Objective — Extract the run of lines that starts at the top of the records below and ends at the line with "phase_yticks = [-2, 0, 2]", keeping both ends and excluding pictures.

Records for this exercise —
'''

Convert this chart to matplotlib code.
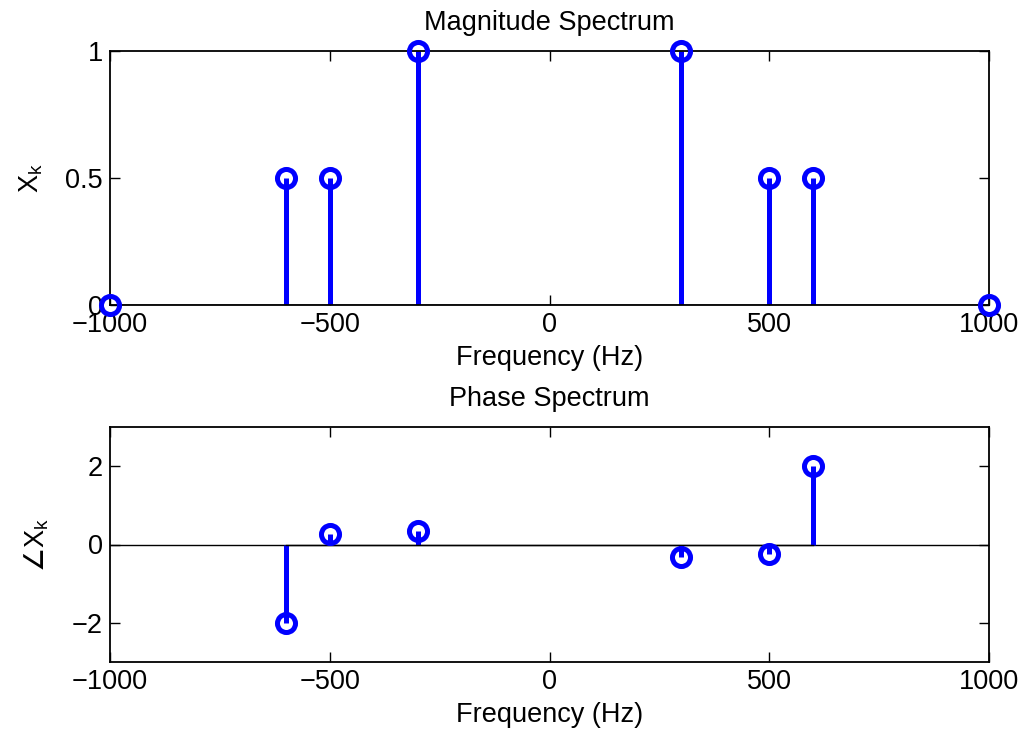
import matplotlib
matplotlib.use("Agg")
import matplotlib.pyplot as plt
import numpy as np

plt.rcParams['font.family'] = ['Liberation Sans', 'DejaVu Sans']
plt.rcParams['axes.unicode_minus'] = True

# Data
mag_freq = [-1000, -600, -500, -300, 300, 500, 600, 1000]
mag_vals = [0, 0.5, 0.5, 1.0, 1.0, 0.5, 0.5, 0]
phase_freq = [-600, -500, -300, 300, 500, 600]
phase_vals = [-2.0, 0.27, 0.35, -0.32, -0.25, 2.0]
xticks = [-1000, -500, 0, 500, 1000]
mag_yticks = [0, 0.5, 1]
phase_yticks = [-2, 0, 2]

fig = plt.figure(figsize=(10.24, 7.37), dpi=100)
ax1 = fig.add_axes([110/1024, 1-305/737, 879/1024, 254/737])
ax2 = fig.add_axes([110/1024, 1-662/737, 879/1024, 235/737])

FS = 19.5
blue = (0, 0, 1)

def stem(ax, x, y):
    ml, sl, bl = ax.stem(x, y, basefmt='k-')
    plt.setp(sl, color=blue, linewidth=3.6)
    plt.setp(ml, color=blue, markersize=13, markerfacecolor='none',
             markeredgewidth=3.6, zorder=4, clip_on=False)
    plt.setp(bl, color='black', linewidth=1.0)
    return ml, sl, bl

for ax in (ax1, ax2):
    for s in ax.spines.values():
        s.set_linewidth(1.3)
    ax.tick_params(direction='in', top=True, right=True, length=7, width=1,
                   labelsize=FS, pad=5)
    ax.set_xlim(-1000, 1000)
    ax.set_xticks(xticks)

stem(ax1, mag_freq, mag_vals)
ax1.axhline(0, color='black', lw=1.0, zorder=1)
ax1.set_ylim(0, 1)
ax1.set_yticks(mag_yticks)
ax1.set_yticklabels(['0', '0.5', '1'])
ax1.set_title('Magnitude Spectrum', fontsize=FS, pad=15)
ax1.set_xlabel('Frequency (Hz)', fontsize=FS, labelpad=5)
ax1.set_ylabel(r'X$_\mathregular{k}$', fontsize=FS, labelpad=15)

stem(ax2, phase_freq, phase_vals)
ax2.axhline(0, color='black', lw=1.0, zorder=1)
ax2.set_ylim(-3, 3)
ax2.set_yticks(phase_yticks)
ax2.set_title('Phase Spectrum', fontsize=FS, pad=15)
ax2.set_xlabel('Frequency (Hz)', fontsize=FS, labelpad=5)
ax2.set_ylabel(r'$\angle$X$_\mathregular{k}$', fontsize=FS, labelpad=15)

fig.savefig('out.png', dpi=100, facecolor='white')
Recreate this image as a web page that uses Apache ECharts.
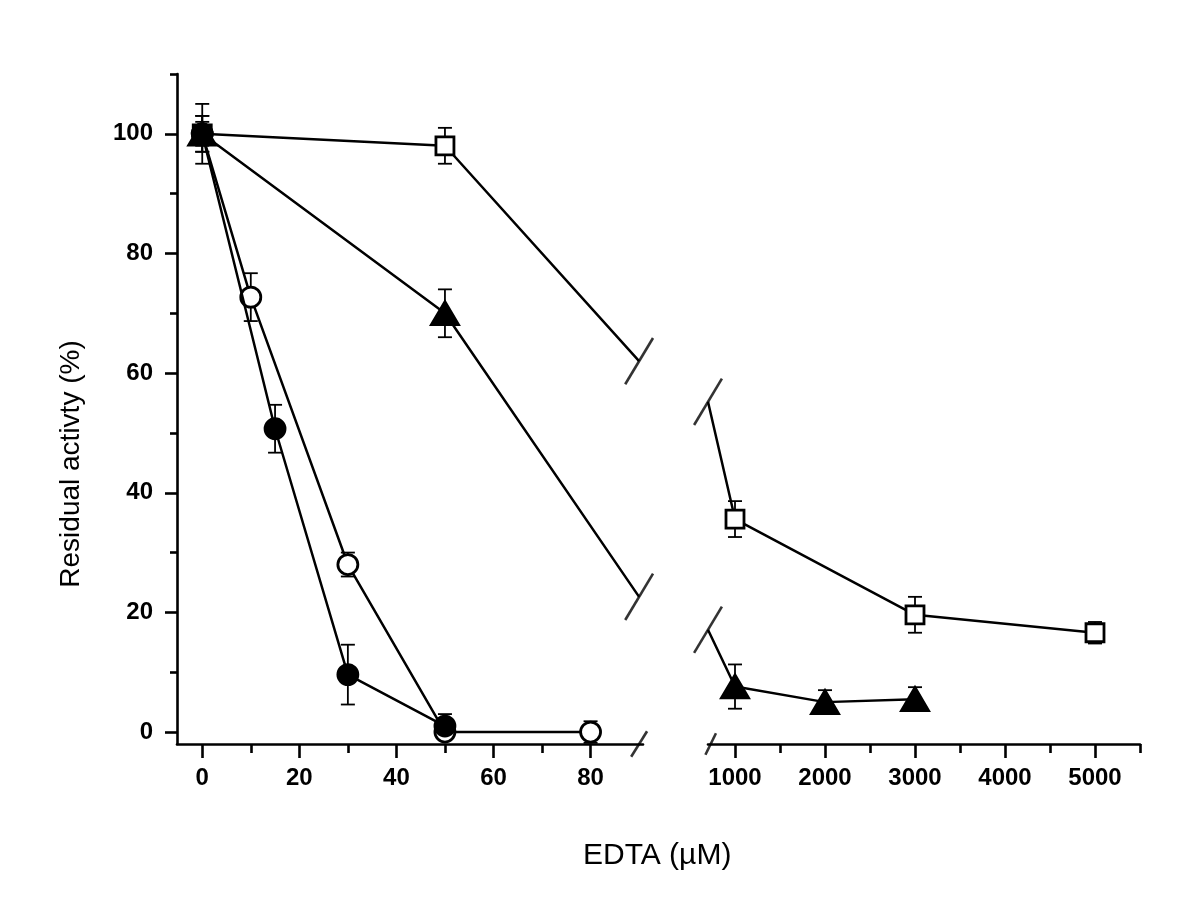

'''

Solution —
Convert this chart to matplotlib code.
import matplotlib
matplotlib.use("Agg")
import matplotlib.pyplot as plt
import numpy as np

plt.rcParams['font.family'] = ['Liberation Sans', 'DejaVu Sans']
plt.rcParams['axes.unicode_minus'] = True

# Data
mag_freq = [-1000, -600, -500, -300, 300, 500, 600, 1000]
mag_vals = [0, 0.5, 0.5, 1.0, 1.0, 0.5, 0.5, 0]
phase_freq = [-600, -500, -300, 300, 500, 600]
phase_vals = [-2.0, 0.27, 0.35, -0.32, -0.25, 2.0]
xticks = [-1000, -500, 0, 500, 1000]
mag_yticks = [0, 0.5, 1]
phase_yticks = [-2, 0, 2]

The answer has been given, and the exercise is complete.